Job: Identify and reproduce every line holding the string "with".

— begin Exercise input —

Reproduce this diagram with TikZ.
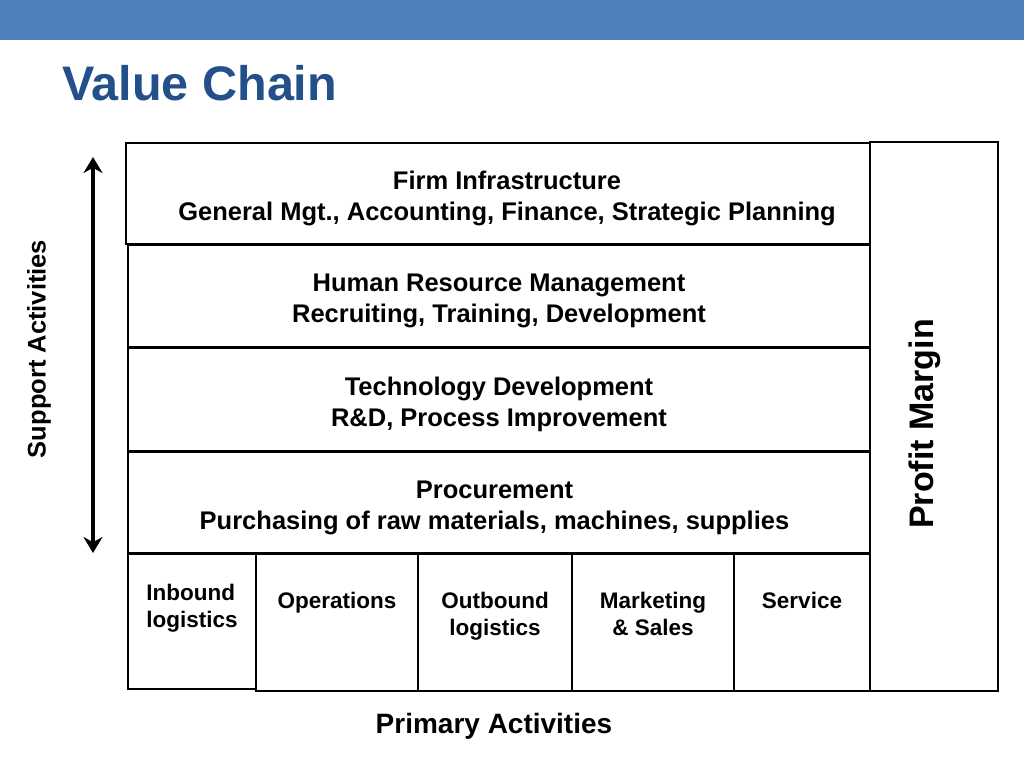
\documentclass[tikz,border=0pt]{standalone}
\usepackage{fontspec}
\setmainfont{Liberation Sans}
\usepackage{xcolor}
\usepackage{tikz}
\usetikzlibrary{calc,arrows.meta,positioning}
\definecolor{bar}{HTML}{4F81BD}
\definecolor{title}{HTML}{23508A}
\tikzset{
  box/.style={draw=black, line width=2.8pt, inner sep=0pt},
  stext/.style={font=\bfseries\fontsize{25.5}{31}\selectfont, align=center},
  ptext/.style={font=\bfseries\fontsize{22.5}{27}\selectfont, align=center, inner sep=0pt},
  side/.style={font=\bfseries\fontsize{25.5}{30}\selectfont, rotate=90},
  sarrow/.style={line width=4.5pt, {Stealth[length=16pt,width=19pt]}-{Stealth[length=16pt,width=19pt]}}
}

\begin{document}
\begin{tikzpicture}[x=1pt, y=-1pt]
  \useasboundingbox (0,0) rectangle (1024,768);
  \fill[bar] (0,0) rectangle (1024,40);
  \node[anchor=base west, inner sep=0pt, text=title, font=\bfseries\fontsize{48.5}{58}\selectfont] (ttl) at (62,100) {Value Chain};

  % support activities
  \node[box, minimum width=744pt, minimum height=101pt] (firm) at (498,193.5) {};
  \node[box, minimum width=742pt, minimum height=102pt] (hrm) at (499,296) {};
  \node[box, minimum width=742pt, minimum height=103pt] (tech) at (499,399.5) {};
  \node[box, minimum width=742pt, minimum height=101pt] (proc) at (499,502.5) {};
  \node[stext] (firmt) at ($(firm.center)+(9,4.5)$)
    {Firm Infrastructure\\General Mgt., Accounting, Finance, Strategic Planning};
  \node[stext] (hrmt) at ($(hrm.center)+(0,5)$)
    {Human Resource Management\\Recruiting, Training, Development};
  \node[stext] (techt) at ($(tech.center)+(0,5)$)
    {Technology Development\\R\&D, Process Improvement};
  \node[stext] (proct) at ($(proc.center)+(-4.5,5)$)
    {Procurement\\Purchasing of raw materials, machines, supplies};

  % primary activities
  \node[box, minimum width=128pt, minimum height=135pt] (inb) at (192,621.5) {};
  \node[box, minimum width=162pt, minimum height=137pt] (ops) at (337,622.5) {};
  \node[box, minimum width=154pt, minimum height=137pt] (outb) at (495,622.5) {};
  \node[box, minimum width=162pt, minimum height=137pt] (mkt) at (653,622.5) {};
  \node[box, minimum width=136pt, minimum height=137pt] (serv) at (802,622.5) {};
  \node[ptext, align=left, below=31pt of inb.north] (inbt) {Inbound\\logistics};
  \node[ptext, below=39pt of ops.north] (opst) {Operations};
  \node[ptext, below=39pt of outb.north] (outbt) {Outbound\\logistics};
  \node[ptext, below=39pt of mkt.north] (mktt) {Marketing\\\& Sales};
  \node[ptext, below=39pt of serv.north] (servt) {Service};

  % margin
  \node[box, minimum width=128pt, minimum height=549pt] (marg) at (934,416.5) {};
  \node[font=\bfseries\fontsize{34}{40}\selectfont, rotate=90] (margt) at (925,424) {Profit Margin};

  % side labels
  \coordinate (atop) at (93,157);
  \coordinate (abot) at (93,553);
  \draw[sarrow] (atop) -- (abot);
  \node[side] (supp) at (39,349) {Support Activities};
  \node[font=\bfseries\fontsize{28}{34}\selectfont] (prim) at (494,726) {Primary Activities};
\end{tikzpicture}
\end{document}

— end Exercise input —
— begin Exercise input —

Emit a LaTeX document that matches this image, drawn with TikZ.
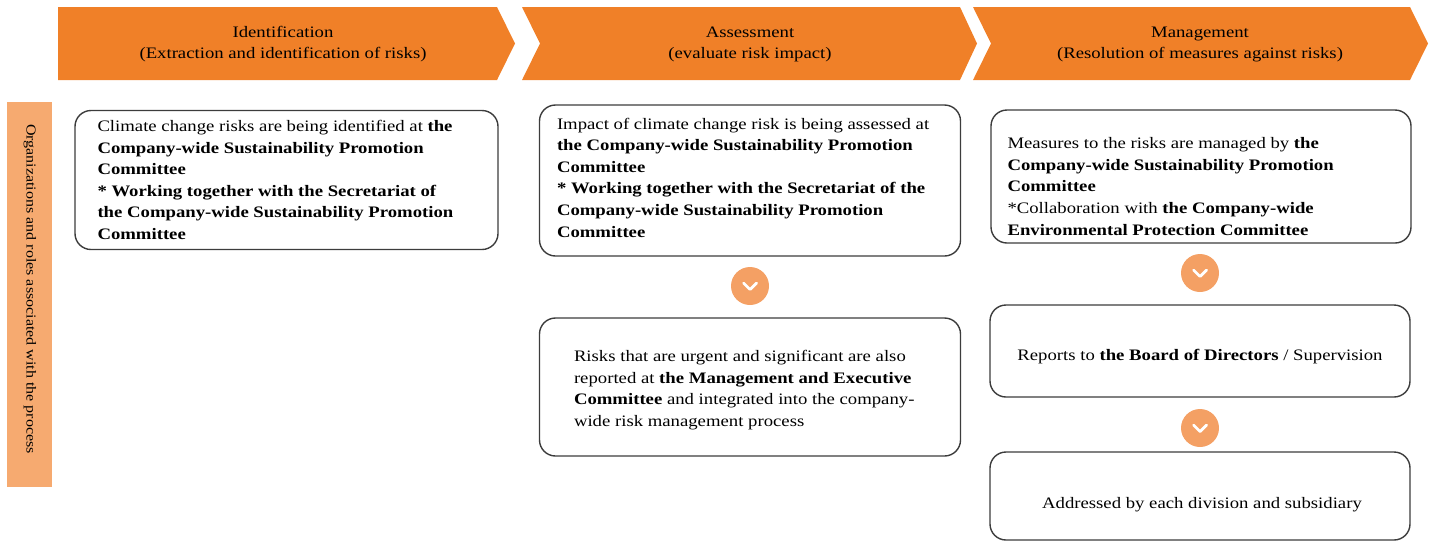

— end Exercise input —
— begin Exercise input —

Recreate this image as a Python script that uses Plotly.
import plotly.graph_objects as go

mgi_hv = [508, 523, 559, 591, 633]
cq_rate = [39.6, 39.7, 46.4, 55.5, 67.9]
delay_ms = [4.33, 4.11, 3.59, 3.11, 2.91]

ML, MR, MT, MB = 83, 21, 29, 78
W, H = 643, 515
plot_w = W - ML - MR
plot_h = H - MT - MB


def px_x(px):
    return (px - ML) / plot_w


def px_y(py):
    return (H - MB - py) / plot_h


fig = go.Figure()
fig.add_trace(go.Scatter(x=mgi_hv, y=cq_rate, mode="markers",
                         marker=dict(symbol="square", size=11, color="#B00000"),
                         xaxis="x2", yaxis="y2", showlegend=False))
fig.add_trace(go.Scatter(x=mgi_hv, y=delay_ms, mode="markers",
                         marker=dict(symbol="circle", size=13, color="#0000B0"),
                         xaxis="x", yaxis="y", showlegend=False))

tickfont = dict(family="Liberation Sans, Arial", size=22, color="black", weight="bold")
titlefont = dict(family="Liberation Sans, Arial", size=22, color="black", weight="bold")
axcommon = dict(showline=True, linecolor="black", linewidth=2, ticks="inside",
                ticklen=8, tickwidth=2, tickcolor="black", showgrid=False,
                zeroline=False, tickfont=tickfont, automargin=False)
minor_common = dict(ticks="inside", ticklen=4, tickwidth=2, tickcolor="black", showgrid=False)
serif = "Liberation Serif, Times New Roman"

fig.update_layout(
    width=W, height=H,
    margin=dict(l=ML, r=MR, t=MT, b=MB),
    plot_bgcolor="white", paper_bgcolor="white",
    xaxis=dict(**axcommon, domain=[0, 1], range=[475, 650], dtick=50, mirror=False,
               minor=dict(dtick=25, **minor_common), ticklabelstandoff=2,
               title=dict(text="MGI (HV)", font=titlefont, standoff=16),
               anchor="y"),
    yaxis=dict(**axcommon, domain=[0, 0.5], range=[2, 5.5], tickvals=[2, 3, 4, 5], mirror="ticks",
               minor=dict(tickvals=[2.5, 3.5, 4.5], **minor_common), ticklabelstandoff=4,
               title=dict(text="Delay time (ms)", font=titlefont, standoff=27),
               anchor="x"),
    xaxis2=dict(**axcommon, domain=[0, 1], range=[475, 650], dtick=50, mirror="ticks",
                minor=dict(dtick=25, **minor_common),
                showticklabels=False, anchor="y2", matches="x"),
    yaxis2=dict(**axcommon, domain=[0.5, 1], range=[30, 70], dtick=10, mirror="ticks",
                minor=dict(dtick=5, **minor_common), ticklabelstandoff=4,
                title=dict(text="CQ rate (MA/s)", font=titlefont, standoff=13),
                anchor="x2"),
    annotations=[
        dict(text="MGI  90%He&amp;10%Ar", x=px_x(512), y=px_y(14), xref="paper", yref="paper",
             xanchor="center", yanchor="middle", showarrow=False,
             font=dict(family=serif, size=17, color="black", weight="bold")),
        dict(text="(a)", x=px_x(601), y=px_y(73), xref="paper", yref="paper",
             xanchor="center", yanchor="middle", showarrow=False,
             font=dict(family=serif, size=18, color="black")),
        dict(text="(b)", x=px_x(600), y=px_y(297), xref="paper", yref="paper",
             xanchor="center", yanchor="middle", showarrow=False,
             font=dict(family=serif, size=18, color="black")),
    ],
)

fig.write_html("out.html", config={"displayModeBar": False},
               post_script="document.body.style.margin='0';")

— end Exercise input —

Exercise solution:
Reproduce this diagram with TikZ.
Emit a LaTeX document that matches this image, drawn with TikZ.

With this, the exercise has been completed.